The Idea of a Village is a conference held in the vicinity of Clear Creek Abbey.
More than twenty-five years ago, Benedictine monks came to northeast Oklahoma to establish a Catholic Abbey in the Diocese of Tulsa.
Soon after, families began moving nearby, seeking to order their lives around the prayer and witness of the monks. As friendships deepened and lives became increasingly intertwined, a village began to emerge, fostered by Divine Providence.
After a several-year hiatus, The Idea of a Village returns as a forum for villagers and guests to gather and discuss the foundations of Catholic community, participate in hands-on breakout sessions, and enjoy feasting and conversation.
We hope you'll join us.
Speakers 2026
Abbot Philip Anderson is the founding abbot of Our Lady of Clear Creek Abbey in Oklahoma, a beacon of traditional Benedictine life in the United States. A convert from Protestantism, he has guided the abbey since its establishment in 1999, overseeing its growth into a flourishing community dedicated to the Rule of St Benedict and the solemn celebration of the traditional Latin liturgy.
Andrew Pudewa is the founder and director of the Institute for Excellence in Writing. Presenting around the world, he addresses issues relating to teaching, writing, thinking, and spelling with clarity, insight, practical experience, and humor. His seminars for parents, students, and teachers have helped transform many a reluctant writer and have equipped educators with powerful tools to dramatically improve students’ skills. He and his beautiful, heroic wife, Robin, homeschooled their seven children and are now proud grandparents of nineteen, making their home in Clear Creek.

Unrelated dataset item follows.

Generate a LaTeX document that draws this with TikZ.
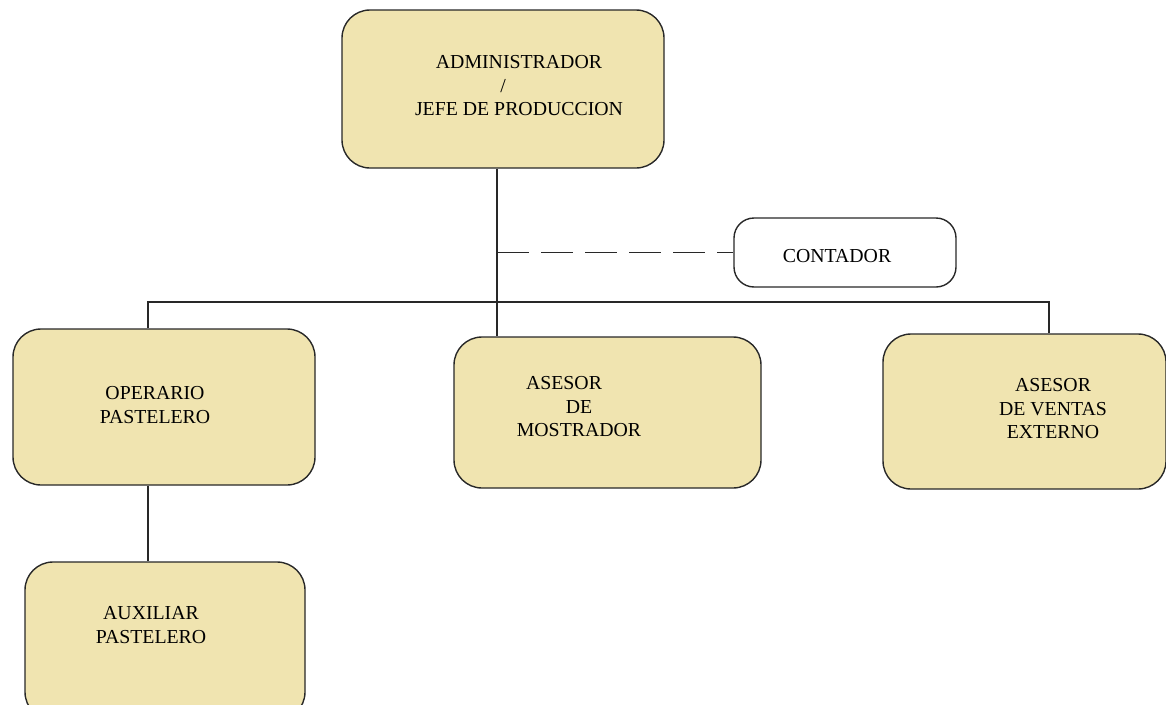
\documentclass[tikz,border=0pt]{standalone}
\usepackage{fontspec}
\setmainfont{Liberation Serif}
\definecolor{boxfill}{RGB}{240,228,176}
\definecolor{boxline}{RGB}{40,40,40}
\tikzset{
  orgbox/.style={draw=boxline, line width=1.4pt, fill=boxfill, rounded corners=28pt, inner sep=0pt},
  extbox/.style={draw=boxline, line width=1.4pt, fill=white, rounded corners=20pt, inner sep=0pt},
  orgtext/.style={align=center, inner sep=0pt, font=\fontsize{19.8}{23.5}\selectfont},
  link/.style={draw=boxline, line width=1.3pt},
  advice/.style={link, dash pattern=on 32pt off 12pt}
}
\begin{document}
\begin{tikzpicture}[x=1pt, y=-1pt]
  \useasboundingbox (0,0) rectangle (1166,704);

  % puestos
  \node[orgbox, minimum width=322pt, minimum height=158pt] (admin) at (503,89) {};
  \node[extbox, minimum width=222pt, minimum height=69pt] (contador) at (845,252.5) {};
  \node[orgbox, minimum width=302pt, minimum height=156pt] (operario) at (164,407) {};
  \node[orgbox, minimum width=307pt, minimum height=151pt] (mostrador) at (607.5,412.5) {};
  \node[orgbox, minimum width=283pt, minimum height=155pt] (ventas) at (1024.5,411.5) {};
  \node[orgbox, minimum width=280pt, minimum height=158pt] (auxiliar) at (165,641) {};

  % textos
  \node[orgtext] (t-admin) at (519,86) {ADMINISTRADOR\\/\kern32pt\\JEFE DE PRODUCCION};
  \node[orgtext] (t-contador) at (837,256) {CONTADOR};
  \node[orgtext] (t-operario) at (155,405) {OPERARIO\\PASTELERO};
  \node[orgtext] (t-mostrador) at (579,407) {ASESOR\hspace*{30pt}\\DE\hspace*{24pt}\\MOSTRADOR};
  \node[orgtext] (t-ventas) at (1053,409) {ASESOR\\DE VENTAS\\EXTERNO};
  \node[orgtext] (t-auxiliar) at (151,625) {AUXILIAR\\PASTELERO};

  % lineas
  \coordinate (trunk) at (497,302);
  \coordinate (busL) at (148,302);
  \coordinate (busR) at (1049,302);

  \draw[link] (trunk |- admin.south) -- (trunk |- mostrador.north);
  \draw[link] (busL |- operario.north) -- (busL) -- (busR) -- (busR |- ventas.north);
  \draw[link] (busL |- operario.south) -- (busL |- auxiliar.north);
  \draw[advice] (trunk |- contador.west) -- (contador.west);
\end{tikzpicture}
\end{document}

Robert Keim earned a PhD in Renaissance poetry and drama after undergraduate and graduate study in literature, linguistics, mathematics, physics, Spanish, history, and pedagogy. He has practiced small-scale agriculture and researched traditional lifestyles in four states and one foreign country, and now he's a teacher, a poet, a ballet dancer, an author of books and numerous essays, and a secular brother of the Oratory of St. Philip Neri in London.

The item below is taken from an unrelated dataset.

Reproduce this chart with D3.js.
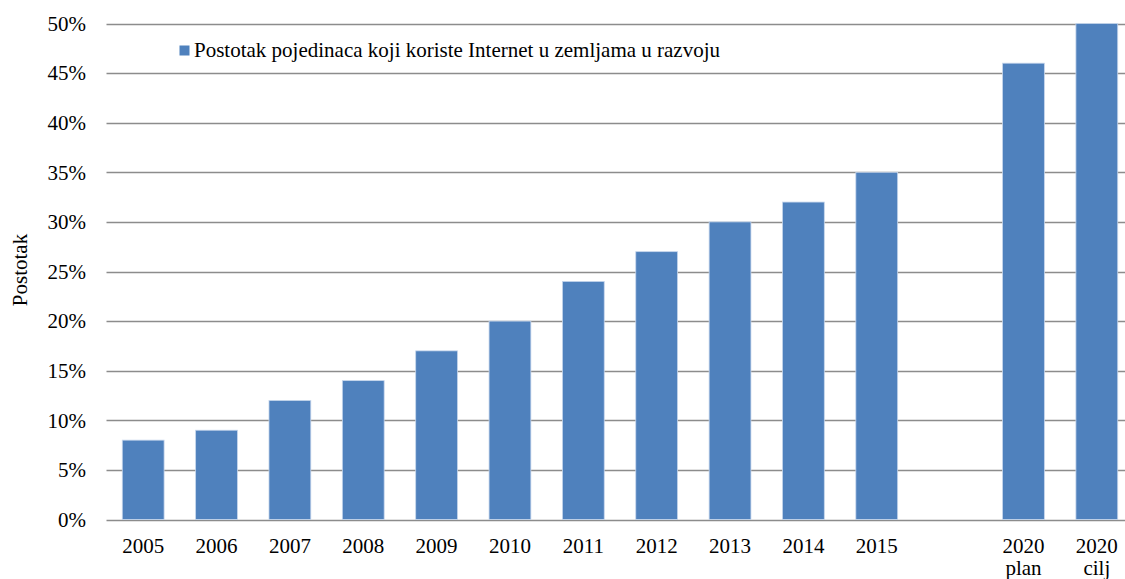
<!DOCTYPE html>
<html><head><meta charset="utf-8">
<script src="https://cdn.jsdelivr.net/npm/d3@7"></script>
<style>body{margin:0;background:#fff}svg{display:block}</style>
</head><body>
<svg id="c" width="1125" height="579"></svg>
<script>
const categories = ["2005","2006","2007","2008","2009","2010","2011","2012","2013","2014","2015","","2020\nplan","2020\ncilj"];
const values = [8,9,12,14,17,20,24,27,30,32,35,null,46,50];
const yTicks = [0,5,10,15,20,25,30,35,40,45,50];
const seriesName = "Postotak pojedinaca koji koriste Internet u zemljama u razvoju";
const yTitle = "Postotak";

const svg = d3.select("#c");
const font = "'Liberation Serif','Times New Roman',serif";
const fs = 21;
const pLeft = 106.5, pRight = 1133.5, pTop = 23.5, pBottom = 519.5;
const x = d3.scaleBand().domain(d3.range(categories.length)).range([pLeft, pRight]).paddingInner(0.43).paddingOuter(0.215);
const y = d3.scaleLinear().domain([0,50]).range([pBottom, pTop]);

svg.append("g").selectAll("line").data(yTicks).join("line")
  .attr("x1", pLeft).attr("x2", 1125)
  .attr("y1", d => Math.round(y(d)) + 0.5).attr("y2", d => Math.round(y(d)) + 0.5)
  .attr("stroke", "#8c8c8c").attr("stroke-width", 1.3);

svg.append("g").selectAll("text").data(yTicks).join("text")
  .attr("x", 86).attr("y", d => y(d)).attr("dy", "0.35em")
  .attr("text-anchor", "end").attr("font-family", font).attr("font-size", fs).attr("fill", "#000")
  .text(d => d + "%");

svg.append("g").selectAll("rect").data(values.map((v,i)=>({v,i})).filter(d => d.v != null)).join("rect")
  .attr("x", d => x(d.i)).attr("width", x.bandwidth())
  .attr("y", d => y(d.v)).attr("height", d => y(0) - y(d.v))
  .attr("fill", "#4f81bd").attr("stroke", "#c6d6ec").attr("stroke-width", 0.8);

const xl = svg.append("g").selectAll("text").data(categories.map((c,i)=>({c,i}))).join("text")
  .attr("text-anchor", "middle").attr("font-family", font).attr("font-size", fs).attr("fill", "#000")
  .attr("x", d => x(d.i) + x.bandwidth()/2).attr("y", 553);
xl.each(function(d){
  const parts = d.c.split("\n");
  d3.select(this).selectAll("tspan").data(parts).join("tspan")
    .attr("x", x(d.i) + x.bandwidth()/2).attr("dy", (p,k) => k === 0 ? 0 : 22).text(p => p);
});

svg.append("text").attr("transform", "translate(27,270) rotate(-90)")
  .attr("text-anchor", "middle").attr("font-family", font).attr("font-size", fs).text(yTitle);

svg.append("rect").attr("x", 179.5).attr("y", 45.5).attr("width", 10).attr("height", 10).attr("fill", "#4f81bd");
svg.append("text").attr("x", 194).attr("y", 56.5).attr("font-family", font).attr("font-size", fs).text(seriesName);
</script>
</body></html>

Michael Guidice lives with his wife and 6 children in Sharon Springs NY where they have a small apple orchard and sheep flock. They have been homesteading for over a decade. Michael is the executive Director of the contemporary "Catholic Land Movement" which helps facilitate the rural resettlement of Catholics onto productive property they own. He is passionate about creating practical action motivated by the Social teachings given to us from the Church.

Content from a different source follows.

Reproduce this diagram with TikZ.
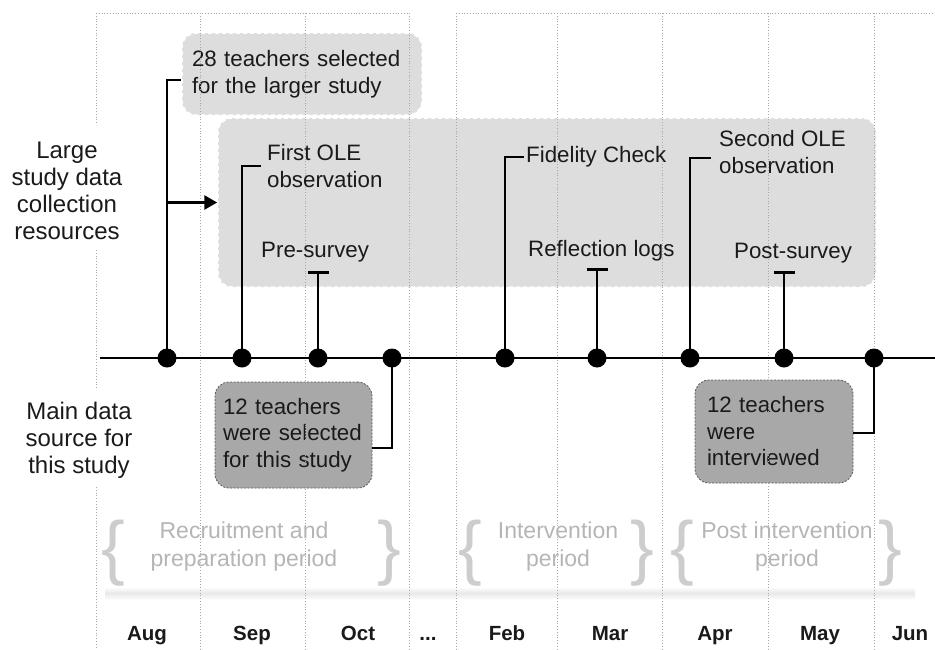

Mitchell Blackburn received both his Bachelor's in English in 2016 and his Master's in Politics in 2024 from the University of Dallas. He has taught English, Literature, Sacred Scripture, and History at Catholic Schools over the past decade and currently runs a woodworking and Log Cabin building company in Muskogee, OK with his three brothers. His book on Fr. Heinrich Pesch and Catholic Social teaching focuses on the importance of families for the national economy.
“The restoration of reason presupposes the restoration of love, and we can only love what we know because we have first touched, tasted, smelled, heard and seen. From that encounter with exterior reality, interior responses naturally arise, movements motivating, urging, releasing energies, infinitely greater than atoms, of intelligence and will. Without these motives, thought and action are aimless, sometimes random, more frequently mechanical, having an order but a tyrannical order, that is, an order imposed from without.”